Después de muchísimos años me he encontrado por la calle con uno de mis profesores del colegio. Fue mi profesor de inglés durante varios cursos. Le paré y me conoció, y eso a uno ya le anima. Siempre fue un gran tipo, un muy buen profesor y una persona ecuánime y serena, y poder decir eso de los profesores de mi colegio es ya decir muchísimo. Charlamos durante un buen rato en el que él manifestó su añoranza por aquellas épocas y se quejaba abiertamente tanto de los alumnos como de los padres de ahora. Un canto a la falta de respeto, a la falta de educación, a la violencia verbal, al ninguneo al profesor; desprecio absoluto por el esfuerzo, la valía personal, la autoridad e incluso el pasado. No todos, pero sí un porcentaje muy alto. Nada nuevo, porque es algo que se repite casi en cada centro escolar, y eso que este es de lo mejorcito de Santander.
Yo, todo lo suave que pude, le dije que una parte muy importante de ese resultado se debe directamente a ellos mismos.
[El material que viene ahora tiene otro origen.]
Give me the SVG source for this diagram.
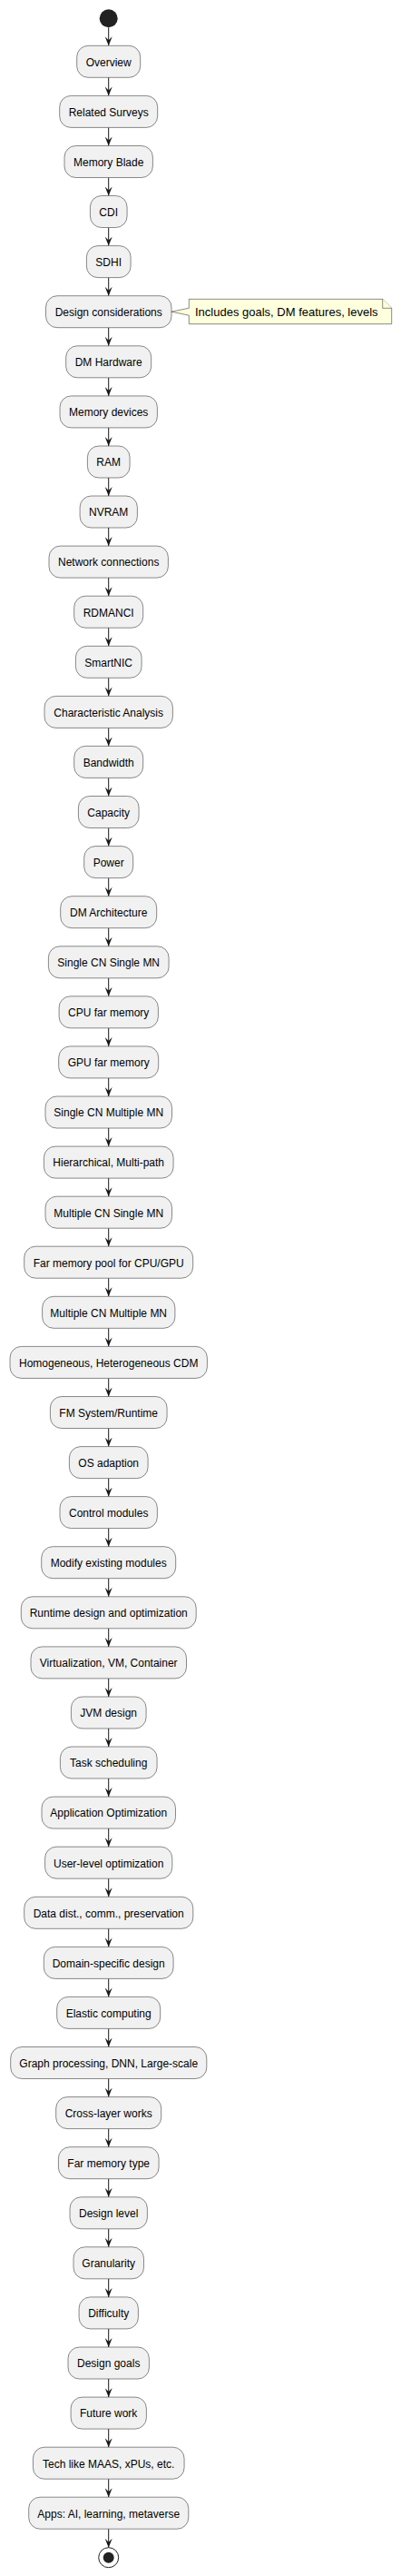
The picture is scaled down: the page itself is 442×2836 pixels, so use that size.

Pasamos de besar las manos a los sacerdotes (todos con sus sotanas impolutas), tratar de usted al profesor, ponernos en pie cuando alguien mayor entraba en el aula, guardar silencio, pedir permiso mano alzada…… a que a la vuelta de un verano, de repente y sin periodo de adaptación, reinara el colegueo más absoluto. Todos los sacerdotes de calle (y que conste que me parece muy bien) y a tratarles de tú; los profesores ya no eran “don” sino un colega más al que tutear. La autoridad pasaba a discutirse porque todo se votaba; entrara quien entrara en el aula no sólo no te levantabas, sino que aprovechabas para hablar ese ratito. No fue el cambio de una ley de educación, fue un cambio de mentalidad voluntario, que no simplemente de estética. Un cambio de la noche a la mañana que venía a tirar por tierra todo lo que se había venido enseñando, a modo de “lo que os enseñamos no vale, ergo no creemos en ello, lo de ahora sí que ya somos super modernos y en esto sí que creemos”. Empezaron a criarse unas generaciones perdidas, pero no solamente por los Gobiernos de turno; muchos educadores son también y en gran medida responsables, los mismos que ahora se lamentan sin reconocer su error.
Comprendo que quizás fueron momentos difíciles, de transición y adaptación en todos los sentidos, pero en muchos casos no se supieron hacer las cosas lo suficientemente bien. Pasar del rigor de una época al rollito amigos de un día para otro es lo que tiene.
Me dio la razón, quizás porque ese profesor, que jamás levantó la voz, que jamás insultó a un alumno y al que jamás nos vimos obligados a tutear de repente, fue un auténtico ejemplo se sensatez. Y cómo se agradece la sensatez en un país acostumbrado a ir del blanco al negro sin prestar la más mínima atención a la escala de colores.
No sé si en algún momento seremos capaces de abandonar los bandazos.